Directive: Omit pictures and quote the listing below line by line, from its start through the line that holds "const xTicks = [0, 500, 1000, 1500, 2000];".

────────────────────

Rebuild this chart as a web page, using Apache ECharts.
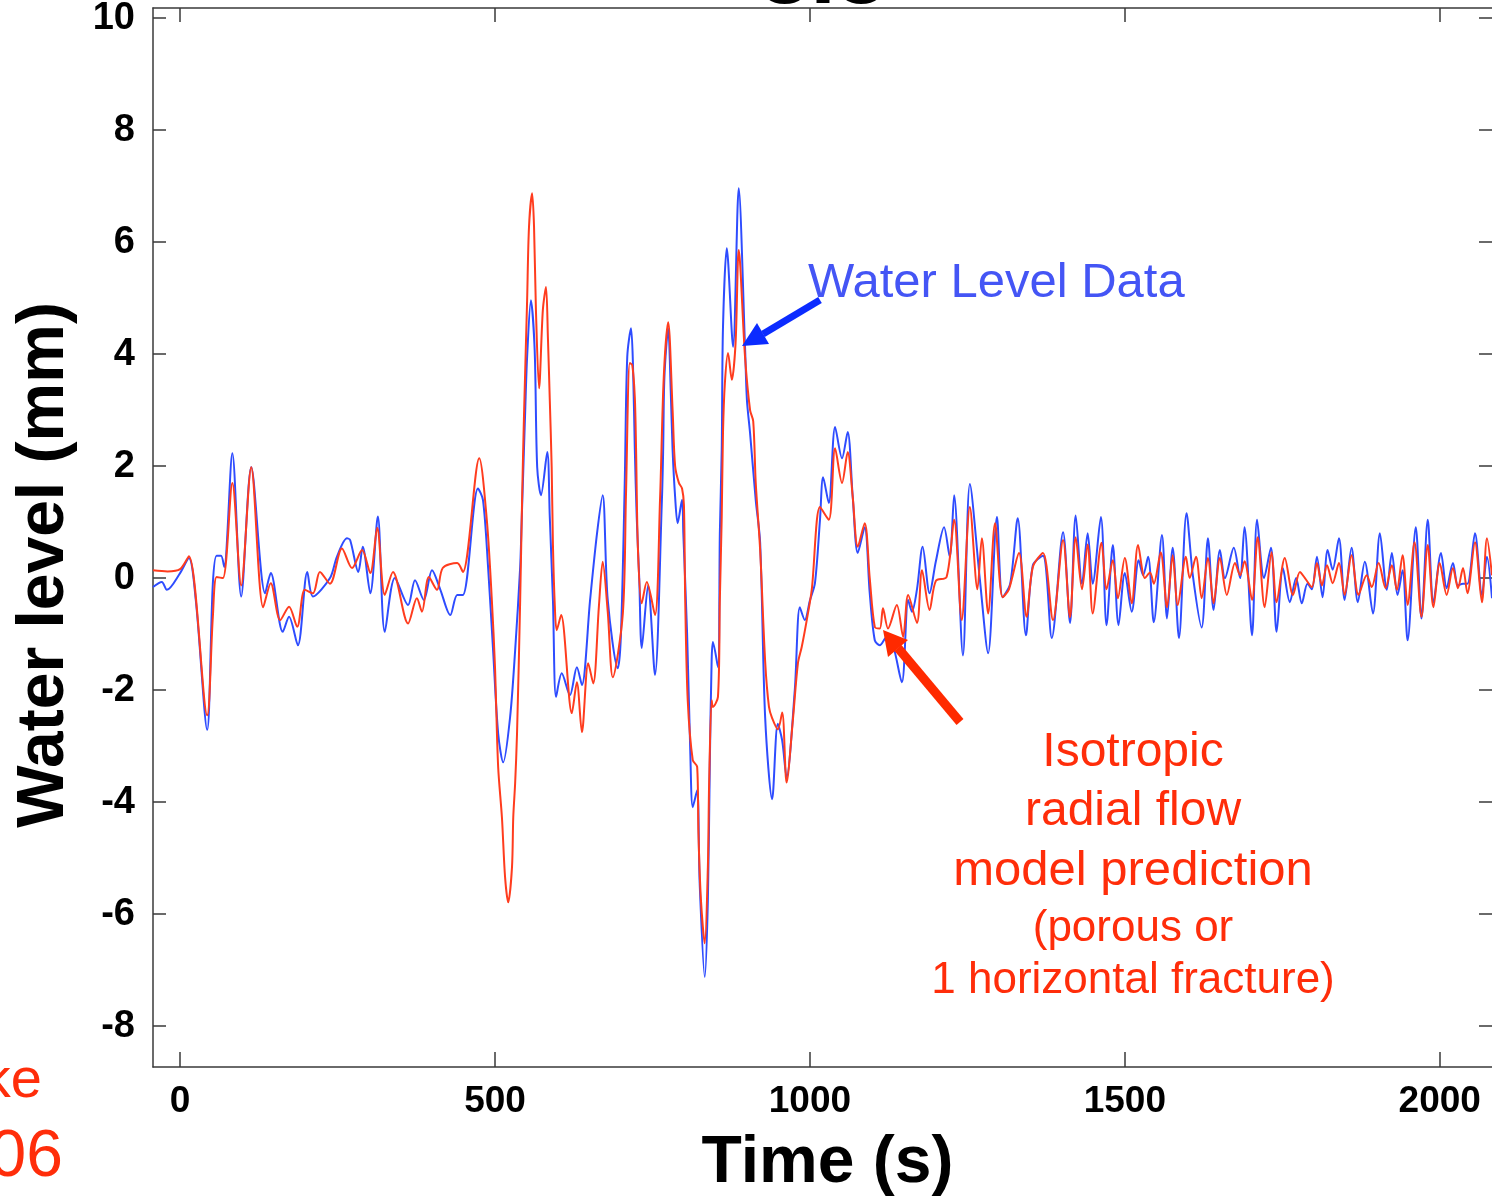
<!DOCTYPE html>
<html>
<head>
<meta charset="utf-8">
<script src="https://cdn.jsdelivr.net/npm/echarts@6/dist/echarts.min.js"></script>
<style>
  html, body { margin: 0; padding: 0; background: #fff; }
  #chart { width: 1492px; height: 1197px; }
</style>
</head>
<body>
<div id="chart"></div>
<script>
const yTicks = [-8, -6, -4, -2, 0, 2, 4, 6, 8, 10];
const xTicks = [0, 500, 1000, 1500, 2000];

// water level data (blue), time in s
const blueTime = [-43, -29, -21, 0, 14, 25, 43, 52, 58, 65, 70, 83, 97, 113, 135, 144, 163, 173, 187, 202,
  211, 238, 249, 265, 270, 283, 290, 302, 314, 325, 341, 362, 373, 387, 400, 413, 429, 440, 449, 473,
  481, 489, 497, 505, 513, 524, 532, 540, 542, 548, 551, 557, 563, 567, 573, 583, 587, 592, 597, 606,
  619, 630, 638, 651, 662, 671, 679, 695, 700, 706, 710, 716, 719, 722, 725, 729, 733, 743, 754, 765,
  767, 769, 775, 779, 782, 786, 790, 797, 799, 805, 810, 814, 821, 825, 833, 838, 841, 844, 846, 854,
  857, 860, 862, 868, 878, 887, 897, 900, 905, 914, 921, 929, 940, 949, 956, 963, 976, 984, 992, 1000,
  1008, 1016, 1021, 1030, 1040, 1051, 1060, 1068, 1076, 1087, 1095, 1103, 1111, 1122, 1132, 1146, 1156, 1162, 1170, 1179,
  1190, 1200, 1213, 1222, 1229, 1243, 1254, 1270, 1283, 1297, 1306, 1318, 1330, 1343, 1354, 1370, 1384, 1402, 1413, 1422,
  1432, 1441, 1449, 1462, 1471, 1481, 1490, 1500, 1511, 1522, 1529, 1537, 1546, 1559, 1567, 1576, 1586, 1598, 1608, 1622,
  1632, 1641, 1651, 1659, 1673, 1683, 1690, 1702, 1710, 1721, 1732, 1741, 1751, 1762, 1772, 1781, 1790, 1797, 1805, 1814,
  1822, 1830, 1840, 1849, 1860, 1870, 1881, 1894, 1905, 1916, 1924, 1933, 1941, 1949, 1962, 1971, 1981, 1990, 2002, 2011,
  2021, 2029, 2037, 2044, 2056, 2067, 2075, 2083];
const blueLevel = [-0.16, -0.07, -0.21, 0.09, 0.36, -0.4, -2.71, -0.1, 0.4, 0.4, 0.2, 2.23, -0.33, 1.98, -0.27, 0.09, -0.96, -0.69, -1.2, 0.11,
  -0.33, 0.0, 0.38, 0.71, 0.68, 0.11, 0.56, -0.27, 1.1, -0.96, 0.0, -0.48, -0.04, -0.39, 0.14, -0.2, -0.66, -0.3, -0.3, 1.6,
  1.39, 0.2, -1.29, -2.77, -3.29, -2.48, -1.29, 0.2, 0.9, 3.0, 3.95, 4.96, 4.07, 1.98, 1.48, 2.25, 1.09, -0.39, -2.12, -1.7,
  -2.09, -1.59, -1.91, -0.39, 0.8, 1.48, -0.39, -1.61, -1.0, 1.7, 3.95, 4.46, 3.84, 2.3, 1.09, 0.0, -1.25, -0.13, -1.73, 1.39,
  2.29, 3.59, 4.46, 3.36, 2.29, 1.45, 0.98, 1.4, 0.8, -0.98, -3.07, -4.09, -3.79, -5.45, -7.12, -5.75, -3.37, -1.46, -1.14, -1.59,
  0.8, 2.29, 4.48, 5.89, 4.13, 6.96, 4.13, 3.18, 2.59, 1.39, 0.63, -2.5, -3.95, -2.6, -2.9, -3.55, -2.0, -0.52, -0.75, -0.4,
  -0.09, 1.04, 1.8, 1.34, 2.7, 2.14, 2.61, 1.45, 0.45, 0.91, -0.27, -1.11, -1.2, -1.05, -1.2, -1.86, -0.39, -0.6, -0.2, 0.56,
  -0.27, 0.3, 0.91, 0.38, 1.48, -1.38, 1.68, -0.04, -1.34, 1.09, -0.34, -0.1, 1.07, -1.02, 0.23, 0.4, -1.07, 0.82, -0.8, 1.12,
  -0.1, 0.8, -0.1, 1.09, -0.84, 0.59, -0.84, 0.09, -0.6, 0.32, 0.05, 0.38, -0.79, 0.77, -0.72, 0.54, -1.07, 1.16, 0.05, -0.88,
  0.71, -0.57, 0.5, 0.0, 0.54, 0.0, 0.91, -1.02, 1.04, 0.0, 0.54, -0.96, 0.18, -0.43, 0.0, -0.45, -0.1, -0.2, 0.38, -0.34,
  0.5, 0.15, 0.71, -0.39, 0.54, -0.43, 0.29, -0.63, 0.8, -0.21, 0.45, -0.3, 0.14, -1.11, 0.91, -0.72, 1.04, -0.43, 0.45, -0.18,
  0.27, -0.13, -0.1, -0.1, 0.8, -0.3, 0.38, -0.36];

// isotropic radial flow model prediction (red)
const redTime = [-43, -20, 0, 14, 43, 52, 58, 68, 83, 97, 113, 132, 144, 159, 173, 186, 198, 211, 222, 238,
  257, 273, 289, 302, 313, 325, 338, 362, 376, 384, 395, 408, 417, 440, 449, 475, 487, 495, 500, 505,
  511, 516, 521, 527, 529, 532, 535, 540, 543, 546, 551, 554, 559, 562, 565, 570, 576, 581, 584, 587,
  590, 592, 595, 598, 605, 622, 630, 638, 648, 656, 665, 671, 679, 687, 703, 708, 714, 718, 722, 724,
  727, 733, 741, 754, 762, 768, 775, 782, 786, 792, 797, 800, 802, 806, 814, 821, 823, 827, 833, 838,
  840, 844, 846, 854, 857, 860, 862, 865, 870, 876, 882, 887, 897, 905, 910, 914, 921, 929, 935, 940,
  949, 956, 963, 973, 981, 987, 995, 1003, 1016, 1030, 1040, 1051, 1060, 1068, 1076, 1087, 1095, 1103, 1111, 1116,
  1124, 1138, 1148, 1156, 1170, 1178, 1190, 1200, 1217, 1229, 1241, 1254, 1266, 1273, 1283, 1294, 1306, 1316, 1332, 1344,
  1354, 1370, 1386, 1402, 1413, 1422, 1432, 1441, 1449, 1463, 1471, 1481, 1489, 1500, 1511, 1521, 1532, 1540, 1546, 1557,
  1567, 1576, 1584, 1597, 1603, 1613, 1622, 1632, 1641, 1651, 1662, 1675, 1683, 1690, 1702, 1711, 1722, 1733, 1741, 1754,
  1767, 1778, 1786, 1797, 1805, 1813, 1821, 1830, 1840, 1849, 1860, 1871, 1884, 1892, 1903, 1914, 1924, 1932, 1941, 1949,
  1960, 1971, 1981, 1990, 2000, 2011, 2021, 2029, 2037, 2044, 2056, 2067, 2075, 2083];
const redLevel = [0.14, 0.12, 0.16, 0.39, -2.45, -0.7, 0.02, 0.0, 1.7, -0.13, 1.98, -0.52, -0.09, -0.75, -0.51, -0.87, -0.21, -0.27, 0.11, -0.1,
  0.53, 0.18, 0.5, 0.09, 0.9, -0.3, 0.11, -0.81, -0.36, -0.6, 0.02, -0.21, 0.18, 0.27, 0.11, 2.14, 1.04, -0.39, -1.59, -3.37,
  -4.27, -5.34, -5.79, -5.16, -4.27, -3.66, -2.77, -0.39, 1.39, 2.88, 4.96, 6.27, 6.87, 6.27, 4.79, 3.39, 4.79, 5.2, 4.3, 3.18,
  1.98, 0.6, -0.5, -0.93, -0.66, -2.41, -1.86, -2.75, -1.52, -1.88, -0.5, 0.29, -0.6, -1.77, -0.63, 1.5, 3.84, 3.8, 3.23, 2.3,
  0.5, -0.45, -0.07, -0.66, 1.39, 3.6, 4.57, 3.0, 2.0, 1.7, 1.6, 1.3, -0.39, -2.18, -3.25, -3.37, -4.55, -5.75, -6.52, -5.16,
  -3.66, -2.18, -2.3, -2.12, -0.39, 1.09, 2.59, 3.48, 4.02, 3.54, 4.2, 5.86, 3.95, 3.0, 2.8, 1.7, 0.5, -1.5, -2.3, -2.5,
  -2.7, -2.4, -3.65, -2.53, -1.52, -1.23, -0.75, -0.2, 1.27, 1.04, 2.32, 1.7, 2.25, 1.45, 0.56, 0.98, 0.0, -0.87, -0.9, -0.54,
  -0.9, -0.48, -1.05, -0.3, -0.8, 0.14, -0.57, -0.05, 0.02, 1.04, -0.75, 1.27, -0.2, 0.71, -0.63, 0.98, -0.34, -0.2, 0.45, -0.69,
  0.2, 0.45, -0.75, 0.68, -0.7, 0.73, -0.2, 0.6, -0.63, 0.63, -0.2, 0.32, -0.36, 0.36, -0.45, 0.59, 0.0, 0.1, -0.1, 0.46,
  -0.52, 0.41, -0.48, 0.38, 0.0, 0.38, -0.36, 0.36, -0.45, 0.36, -0.3, 0.27, 0.05, 0.3, -0.39, 0.73, -0.52, 0.46, -0.43, 0.36,
  -0.3, 0.11, 0.0, -0.16, 0.27, -0.13, 0.23, -0.09, 0.27, -0.3, 0.41, -0.3, 0.05, -0.16, 0.27, -0.18, 0.23, -0.21, 0.41, -0.48,
  0.64, -0.69, 0.59, -0.52, 0.27, -0.3, 0.18, -0.18, 0.18, -0.27, 0.64, -0.43, 0.71, 0.05];

const pair = (t, v) => t.map((x, i) => [x, v[i]]);

const axisFont = { fontFamily: 'Liberation Sans', fontWeight: 'bold', color: '#000' };
const axisLineStyle = { color: '#3a3a3a', width: 1.5 };

let chart = echarts.init(document.getElementById('chart'), null, { renderer: 'canvas' });

const redText = (txt, y, size) => ({
    type: 'text',
    x: 1133,
    y: y,
    style: {
        text: txt,
        fill: '#ff2d0a',
        font: 'normal ' + size + 'px "Liberation Sans"',
        align: 'center',
        verticalAlign: 'middle'
    }
});

chart.setOption({
    animation: false,
    backgroundColor: '#fff',
    grid: {
        left: 153,
        top: 8,
        right: 0,
        bottom: 130,
        outerBoundsMode: 'none'
    },
    xAxis: [
        {
            type: 'value',
            position: 'bottom',
            min: -43,
            max: 2083,
            axisLine: { onZero: false, lineStyle: axisLineStyle },
            axisTick: { inside: true, length: 15, lineStyle: axisLineStyle, customValues: xTicks },
            axisLabel: { ...axisFont, fontSize: 37, margin: 16, customValues: xTicks, formatter: (v) => String(v) },
            splitLine: { show: false },
            name: 'Time (s)',
            nameLocation: 'middle',
            nameGap: 64,
            nameTextStyle: { ...axisFont, fontSize: 66, padding: [0, 0, 0, 10] }
        },
        {
            type: 'value',
            position: 'top',
            min: -43,
            max: 2083,
            axisLine: { onZero: false, lineStyle: axisLineStyle },
            axisTick: { inside: true, length: 14, lineStyle: axisLineStyle, customValues: xTicks },
            axisLabel: { show: false },
            splitLine: { show: false }
        }
    ],
    yAxis: [
        {
            type: 'value',
            position: 'left',
            min: -8.73,
            max: 10.18,
            axisLine: { show: true, onZero: false, lineStyle: axisLineStyle },
            axisTick: { show: true, inside: true, length: 13, lineStyle: axisLineStyle, customValues: yTicks },
            axisLabel: { ...axisFont, fontSize: 38, margin: 18, customValues: yTicks },
            splitLine: { show: false }
        },
        {
            type: 'value',
            position: 'right',
            min: -8.73,
            max: 10.18,
            axisLine: { show: false, onZero: false },
            axisTick: { show: true, inside: true, length: 13, lineStyle: axisLineStyle, customValues: yTicks },
            axisLabel: { show: false },
            splitLine: { show: false }
        }
    ],
    series: [
        {
            name: 'Water Level Data',
            type: 'line',
            data: pair(blueTime, blueLevel),
            showSymbol: false,
            smooth: 0.3,
            lineStyle: { color: '#2e4cff', width: 2 },
            z: 2
        },
        {
            name: 'Isotropic radial flow model prediction',
            type: 'line',
            data: pair(redTime, redLevel),
            showSymbol: false,
            smooth: 0.3,
            lineStyle: { color: '#ff3c1e', width: 2 },
            z: 3
        }
    ],
    graphic: [
        {
            type: 'text',
            x: 823,
            y: -22,
            style: { text: '8.3', fill: '#000', font: 'bold 92px "Liberation Sans"', align: 'center', verticalAlign: 'middle' }
        },
        {
            type: 'text',
            x: 45,
            y: 565,
            rotation: Math.PI / 2,
            style: { text: 'Water level (mm)', fill: '#000', font: 'bold 66px "Liberation Sans"', align: 'center', verticalAlign: 'middle' }
        },
        {
            type: 'text',
            x: 808,
            y: 283,
            style: { text: 'Water Level Data', fill: '#4455f5', font: 'normal 49px "Liberation Sans"', align: 'left', verticalAlign: 'middle' }
        },
        // blue arrow
        { type: 'line', shape: { x1: 820, y1: 300, x2: 763, y2: 334 }, style: { stroke: '#0b2bff', lineWidth: 7 }, z: 10 },
        { type: 'polygon', shape: { points: [[742, 346], [769, 344], [757, 323]] }, style: { fill: '#0b2bff' }, z: 10 },
        // red arrow
        { type: 'line', shape: { x1: 960, y1: 722, x2: 898, y2: 648 }, style: { stroke: '#ff2a00', lineWidth: 9 }, z: 10 },
        { type: 'polygon', shape: { points: [[883, 630], [908, 640], [888, 657]] }, style: { fill: '#ff2a00' }, z: 10 },
        redText('Isotropic', 753, 48),
        redText('radial flow', 812, 48),
        redText('model prediction', 871, 49),
        redText('(porous or', 929, 44),
        redText('1 horizontal fracture)', 981, 44),
        {
            type: 'text',
            x: 42,
            y: 1082,
            style: { text: 'ke', fill: '#ff2d0a', font: 'normal 56px "Liberation Sans"', align: 'right', verticalAlign: 'middle' }
        },
        {
            type: 'text',
            x: 63,
            y: 1158,
            style: { text: '06', fill: '#ff2d0a', font: 'normal 66px "Liberation Sans"', align: 'right', verticalAlign: 'middle' }
        }
    ]
});
</script>
</body>
</html>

────────────────────

Exercise answer:
Rebuild this chart as a web page, using Apache ECharts.
<!DOCTYPE html>
<html>
<head>
<meta charset="utf-8">
<script src="https://cdn.jsdelivr.net/npm/echarts@6/dist/echarts.min.js"></script>
<style>
  html, body { margin: 0; padding: 0; background: #fff; }
  #chart { width: 1492px; height: 1197px; }
</style>
</head>
<body>
<div id="chart"></div>
<script>
const yTicks = [-8, -6, -4, -2, 0, 2, 4, 6, 8, 10];
const xTicks = [0, 500, 1000, 1500, 2000];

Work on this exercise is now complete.